2 – Il opère le transfert de la garde de l’ouvrage, de l’entreprise vers le maître d’ouvrage

En conséquence, à compter de la réception, l’entreprise n’est plus responsable des dommages que l’ouvrage pourrait causer à des tiers.

Toutefois, si le dommage est la conséquence d’une faute imputable à l’entreprise, il pourra engager sa responsabilité. Par exemple, la chute par une fenêtre après réception alors que le garde-corps n’était pas réglementaire ou avait été mal fixé.

De même, à compter de la réception, le maître d’ouvrage supporte le risque des atteintes que l’ouvrage pourrait subir.

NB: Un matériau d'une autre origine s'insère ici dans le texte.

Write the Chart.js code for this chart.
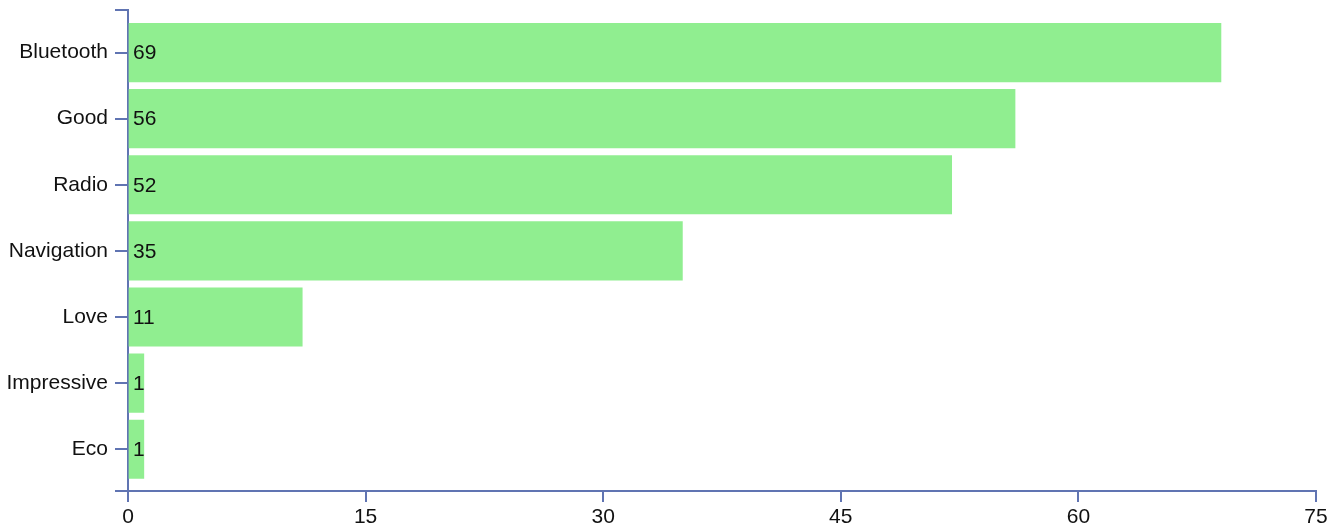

Il appartient donc au maître d’ouvrage qui recueille la garde juridique de l’ouvrage de le faire immédiatement assurer contre les risques usuels (incendie, catastrophes naturelles, dégradations, etc …).

On comprend à l’analyse du transfert de la garde que l’entreprise a parfaitement intérêt à la réception, qui va la décharger d’un risque important.

3 - Il constitue le point de départ de toutes les garanties particulières au droit de la construction

Ce point est extrêmement important : sans réception aucune de ces garanties n’est susceptible de s’appliquer

     La garantie conventionnelle obligatoire : la garantie dommage ouvrage. Elle couvre l'ouvrage depuis la fin de la GPA et sur une durée de 9 ans.

     Les trois garanties légales :

  1. Garantie de Parfait Achèvement (1 an) ;
  2. Garantie de Bon Fonctionnement biennale des éléments d’équipements dissociables ;
  3. Garantie Décennale des éléments constitutifs de l’ouvrage et des éléments d’équipements indissociables.